Tale of two counties

09/23/2007 12:01 AM

09/25/2007 1:46 PM

Lexington and Richland counties are close in geography but far apart in their drug problems.

Lexington County has far more meth abusers and illegal home meth labs than Richland County does. Lexington County law officers have uncovered almost 200 meth labs in recent years, while Richland County officials have found only a handful.

But Richland has far more users of crack and powered cocaine, law enforcement officials say.

Both counties experience much drug-driven crime, said Richland County Sheriff Leon Lott.

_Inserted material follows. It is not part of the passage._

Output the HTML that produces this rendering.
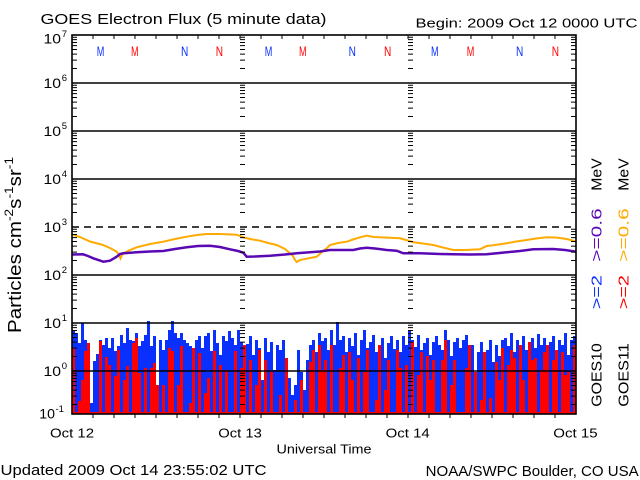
<!DOCTYPE html>
<html><head><meta charset="utf-8"><style>
html,body{margin:0;padding:0;background:#fff;width:640px;height:480px;overflow:hidden}
svg{display:block}
text{font-family:"Liberation Sans",sans-serif}
</style></head><body>
<svg width="640" height="480" viewBox="0 0 640 480" xmlns="http://www.w3.org/2000/svg">
<defs>
<path id="dec" d="M0,2.2h5M0,4.65h5M0,7.44h5M0,10.65h5M0,14.45h5M0,19.1h5M0,25.1h5M0,33.55h5" stroke="#000" stroke-width="1" fill="none"/>
<g id="col">
<use href="#dec" y="35"/><use href="#dec" y="83"/><use href="#dec" y="131"/><use href="#dec" y="179"/>
<use href="#dec" y="227"/><use href="#dec" y="275"/><use href="#dec" y="323"/><use href="#dec" y="371"/>
</g>
<clipPath id="pc"><rect x="72" y="35" width="504" height="379"/></clipPath>
</defs>
<rect width="640" height="480" fill="#fff"/>

<g clip-path="url(#pc)">
<path fill="#0a30ff" d="M72,414V330h3V333h3V343h3V323h3V340h3V414h3V403h3V361h3V354h3V340h3V345h3V338h3V348h3V338h3V351h3V346h3V335h3V343h3V328h3V340h3V341h3V333h3V346h3V341h3V335h3V321h3V346h3V336h3V385h3V340h3V350h3V340h3V330h3V321h3V333h3V338h3V333h3V340h3V343h3V346h3V378h3V340h3V336h3V348h3V336h3V333h3V351h3V330h3V343h3V355h3V336h3V341h3V331h3V338h3V345h3V330h3V342h3V350h3V344h3V336h3V355h3V340h3V348h3V380h3V338h3V352h3V342h3V370h3V345h3V350h3V340h3V360h3V378h3V395h3V385h3V350h3V372h3V390h3V360h3V345h3V340h3V352h3V333h3V341h3V338h3V350h3V330h3V345h3V322h3V340h3V336h3V352h3V338h3V346h3V333h3V355h3V340h3V330h3V348h3V342h3V335h3V352h3V345h3V338h3V358h3V343h3V336h3V349h3V340h3V352h3V336h3V345h3V330h3V340h3V347h3V335h3V350h3V343h3V338h3V355h3V342h3V336h3V345h3V350h3V330h3V340h3V356h3V342h3V338h3V348h3V340h3V335h3V360h3V345h3V400h3V352h3V342h3V398h3V350h3V340h3V362h3V345h3V356h3V340h3V338h3V346h3V333h3V352h3V340h3V345h3V336h3V350h3V342h3V338h3V348h3V334h3V345h3V338h3V350h3V342h3V336h3V352h3V340h3V345h3V333h3V355h3V340h3V336h3V414Z"/>
<path fill="#ff0000" d="M72,414V348h3V412h3V401h3V380h3V351h3V343h3V412h3V412h3V412h3V341h3V412h3V357h3
V365h3V412h3V376h3V350h3V412h3V380h3V366h3V412h3V343h3V338h3V373h3V412h3
V368h3V412h3V368h3V363h3V385h3V412h3V385h3V412h3V348h3V351h3V412h3V385h3
V346h3V412h3V412h3V403h3V348h3V412h3V353h3V412h3V393h3V378h3V412h3V351h3
V412h3V365h3V412h3V370h3V412h3V412h3V351h3V412h3V368h3V345h3V412h3V360h3
V412h3V385h3V350h3V412h3V360h3V412h3V372h3V412h3V412h3V395h3V412h3V358h3
V412h3V412h3V400h3V412h3V380h3V412h3V412h3V362h3V350h3V412h3V345h3V370h3
V360h3V412h3V345h3V412h3V412h3V368h3V355h3V412h3V352h3V380h3V412h3V358h3
V412h3V372h3V350h3V412h3V412h3V400h3V345h3V412h3V390h3V360h3V412h3V412h3
V350h3V368h3V412h3V365h3V412h3V342h3V412h3V375h3V352h3V412h3V356h3V380h3
V360h3V412h3V412h3V360h3V340h3V412h3V385h3V360h3V412h3V412h3V412h3V368h3
V345h3V412h3V372h3V412h3V400h3V352h3V412h3V398h3V412h3V362h3V380h3V348h3
V412h3V365h3V350h3V358h3V412h3V345h3V380h3V412h3V342h3V360h3V358h3V412h3
V370h3V352h3V345h3V412h3V360h3V350h3V412h3V352h3V375h3V372h3V412h3V345h3V414Z"/>

<polyline fill="none" stroke="#ffaa00" stroke-width="2" points="72,234.5 80,237 90,241.5 103,245 110,248 116.7,251.7 119,255 120.5,258.5 122,255 124,253 130,250 136.7,247.3 150,244 163.3,241.7 175,239 186.7,236.7 197,235 206.7,234 220,234 236.7,234.7 243.3,237.3 250,239 260,240.7 268,243 276.7,245 285,249 290,253.3 293,256 295,260 296.7,262 300,260 303.3,259.3 310,258 316.7,256.7 322,252 327,248 330,245 338,243 346.7,241.7 353,239.5 360,237.3 366.7,235.7 373.3,237 385,237.5 400,238.3 406,240 413.3,242.3 423,243.5 433.3,245 443,247.5 453.3,250 465,250 480,249.3 486.7,246 495,245 506.7,243.3 516,241.5 526.7,240 536,238.5 546.7,237.3 556,237.5 566.7,239 576,241.5"/>
<polyline fill="none" stroke="#5a08b4" stroke-width="2.5" points="72,254.5 83,254.3 88,256 93.3,258.3 100,260.5 103.3,261.7 110,260.7 116.7,256.7 120,254 123.3,253.3 136.7,252.3 150,251.5 163.3,251 175,249 186.7,247.3 198,246 210,245.7 220,247 230,249.3 238,251 243.3,252.7 246.7,256.7 255,256.5 270,255.7 285,254.5 296.7,253.3 310,252.3 320,251.5 330,250 345,250 353.3,250 360,248.5 366.7,247.7 375,248.5 386.7,250 396.7,250.7 403.3,253.3 420,253.3 440,254 453.3,254.3 470,254.5 486.7,254.3 506.7,252.3 520,251 533.3,249.3 553.3,249 565,250 576,251.7"/>
</g>

<!-- grid lines -->
<path d="M72,83H576M72,131H576M72,179H576M72,275H576M72,323H576M72,371H576" stroke="#000" stroke-width="1.6" fill="none"/>
<path d="M72,227H576" stroke="#000" stroke-width="1.6" stroke-dasharray="7 5" fill="none"/>

<!-- y ticks -->
<use href="#col" x="72"/>
<use href="#col" x="571"/>
<use href="#col" x="240"/>
<use href="#col" x="408"/>

<!-- x ticks -->
<path stroke="#000" stroke-width="1" fill="none" d="M93,35v4M114,35v4M135,35v4M156,35v4M177,35v4M198,35v4M219,35v4M240,35v4M261,35v4M282,35v4M303,35v4M324,35v4M345,35v4M366,35v4M387,35v4M408,35v4M429,35v4M450,35v4M471,35v4M492,35v4M513,35v4M534,35v4M555,35v4M93,414v4M114,414v4M135,414v4M156,414v4M177,414v4M198,414v4M219,414v4M240,414v4M261,414v4M282,414v4M303,414v4M324,414v4M345,414v4M366,414v4M387,414v4M408,414v4M429,414v4M450,414v4M471,414v4M492,414v4M513,414v4M534,414v4M555,414v4"/>

<rect x="72" y="35" width="504" height="379" fill="none" stroke="#000" stroke-width="1.6"/>

<!-- M / N markers -->
<g font-size="14">
<text x="96.7" y="56" style="fill:#0a30ff" textLength="7.6" lengthAdjust="spacingAndGlyphs">M</text>
<text x="131" y="56" style="fill:#ff0000" textLength="7.6" lengthAdjust="spacingAndGlyphs">M</text>
<text x="181" y="56" style="fill:#0a30ff" textLength="7.3" lengthAdjust="spacingAndGlyphs">N</text>
<text x="215.7" y="56" style="fill:#ff0000" textLength="7.3" lengthAdjust="spacingAndGlyphs">N</text>
<text x="264.7" y="56" style="fill:#0a30ff" textLength="7.6" lengthAdjust="spacingAndGlyphs">M</text>
<text x="299" y="56" style="fill:#ff0000" textLength="7.6" lengthAdjust="spacingAndGlyphs">M</text>
<text x="348.6" y="56" style="fill:#0a30ff" textLength="7.3" lengthAdjust="spacingAndGlyphs">N</text>
<text x="384" y="56" style="fill:#ff0000" textLength="7.3" lengthAdjust="spacingAndGlyphs">N</text>
<text x="431" y="56" style="fill:#0a30ff" textLength="7.6" lengthAdjust="spacingAndGlyphs">M</text>
<text x="466.8" y="56" style="fill:#ff0000" textLength="7.6" lengthAdjust="spacingAndGlyphs">M</text>
<text x="516" y="56" style="fill:#0a30ff" textLength="7.3" lengthAdjust="spacingAndGlyphs">N</text>
<text x="551.7" y="56" style="fill:#ff0000" textLength="7.3" lengthAdjust="spacingAndGlyphs">N</text>
</g>

<!-- titles -->
<text x="40.5" y="24" font-size="15" textLength="286" lengthAdjust="spacingAndGlyphs">GOES Electron Flux (5 minute data)</text>
<text x="415.5" y="27.3" font-size="12.5" textLength="222" lengthAdjust="spacingAndGlyphs">Begin: 2009 Oct 12 0000 UTC</text>
<text x="0.5" y="475" font-size="15" textLength="266" lengthAdjust="spacingAndGlyphs">Updated 2009 Oct 14 23:55:02 UTC</text>
<text x="425.7" y="476" font-size="15" textLength="213" lengthAdjust="spacingAndGlyphs">NOAA/SWPC Boulder, CO USA</text>

<!-- x labels -->
<g font-size="13">
<text x="50" y="437.7" textLength="44" lengthAdjust="spacingAndGlyphs">Oct 12</text>
<text x="218.3" y="437.7" textLength="43.5" lengthAdjust="spacingAndGlyphs">Oct 13</text>
<text x="385.7" y="437.7" textLength="44" lengthAdjust="spacingAndGlyphs">Oct 14</text>
<text x="553.3" y="437.7" textLength="44.3" lengthAdjust="spacingAndGlyphs">Oct 15</text>
</g>
<text x="276.5" y="453.3" font-size="12.5" textLength="95" lengthAdjust="spacingAndGlyphs">Universal Time</text>

<!-- y tick labels -->
<g font-size="14">
<text x="43.5" y="43.5" textLength="17.5" lengthAdjust="spacingAndGlyphs">10</text>
<text x="43.5" y="88" textLength="17.5" lengthAdjust="spacingAndGlyphs">10</text>
<text x="43.5" y="136" textLength="17.5" lengthAdjust="spacingAndGlyphs">10</text>
<text x="43.5" y="184" textLength="17.5" lengthAdjust="spacingAndGlyphs">10</text>
<text x="43.5" y="232" textLength="17.5" lengthAdjust="spacingAndGlyphs">10</text>
<text x="43.5" y="280" textLength="17.5" lengthAdjust="spacingAndGlyphs">10</text>
<text x="43.5" y="328" textLength="17.5" lengthAdjust="spacingAndGlyphs">10</text>
<text x="43.5" y="376" textLength="17.5" lengthAdjust="spacingAndGlyphs">10</text>
<text x="39.3" y="418.5" textLength="15.7" lengthAdjust="spacingAndGlyphs">10</text>
</g>
<g font-size="9.5">
<text x="61.7" y="37">7</text>
<text x="61.7" y="81">6</text>
<text x="61.7" y="129">5</text>
<text x="61.7" y="177">4</text>
<text x="61.7" y="225">3</text>
<text x="61.7" y="273">2</text>
<text x="61.7" y="321">1</text>
<text x="61.7" y="369">0</text>
<text x="55.5" y="412" textLength="8.5" lengthAdjust="spacingAndGlyphs">-1</text>
</g>

<!-- y axis title -->
<text transform="translate(21,333) rotate(-90)" font-size="18" textLength="176" lengthAdjust="spacingAndGlyphs">Particles cm<tspan dy="-8" font-size="12">-2</tspan><tspan dy="8">s</tspan><tspan dy="-8" font-size="12">-1</tspan><tspan dy="8">sr</tspan><tspan dy="-8" font-size="12">-1</tspan></text>

<!-- right legend -->
<g font-size="15">
<text transform="translate(601.5,406.7) rotate(-90)" textLength="63.4" lengthAdjust="spacingAndGlyphs">GOES10</text>
<text transform="translate(601.5,309.3) rotate(-90)" style="fill:#0a30ff" textLength="34.3" lengthAdjust="spacingAndGlyphs">&gt;=2</text>
<text transform="translate(601.5,261.7) rotate(-90)" style="fill:#5a08b4" textLength="53.4" lengthAdjust="spacingAndGlyphs">&gt;=0.6</text>
<text transform="translate(601.5,190.7) rotate(-90)" textLength="32.4" lengthAdjust="spacingAndGlyphs">MeV</text>
<text transform="translate(628.3,406.7) rotate(-90)" textLength="63.4" lengthAdjust="spacingAndGlyphs">GOES11</text>
<text transform="translate(628.3,309.3) rotate(-90)" style="fill:#ff0000" textLength="34.3" lengthAdjust="spacingAndGlyphs">&gt;=2</text>
<text transform="translate(628.3,261.7) rotate(-90)" style="fill:#ffaa00" textLength="53.4" lengthAdjust="spacingAndGlyphs">&gt;=0.6</text>
<text transform="translate(628.3,190.7) rotate(-90)" textLength="32.4" lengthAdjust="spacingAndGlyphs">MeV</text>
</g>
</svg>
</body></html>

“A drug addict, regardless of what drug it is, is going to reach a point where he’s so desperate, he’ll do anything,” he said. “This includes everything from forging checks all the way to murder.”

Echoing national authorities, Lott said an area’s demographics determine the prevalent drug.

“In Lexington County, meth is the drug of choice of white, rural people,” Lott said. “In Richland, crack (a potent, rock form of cocaine) tends to be used in the African-American community, and powdered cocaine is more widely used by urban and suburban whites.”

Lott and Lexington Sheriff James Metts agree that meth and cocaine spawn different kinds of spinoff crimes.

Metts said Lexington probably experiences fewer violent crimes than Richland because meth addicts and cooks, although paranoid, usually commit property crimes to get money.

“They are committing crimes where they can get things to trade or sell to buy meth — burglaries, car break-ins, that sort of thing,” Metts said.

Fifth Circuit Solicitor Barney Giese said Richland County experiences another kind of violence associated with cocaine and gangs: dealers trying to rob and kill each other for turf and profit.

“They think dope dealers have a lot of money,” Giese said.

Metts said Lexington’s problems with meth don’t mean it is immune from cocaine-driven violence. Earlier this month, he noted, a Lexington jury returned a death verdict against a crack dealer who shot a security guard in the head and set him on fire.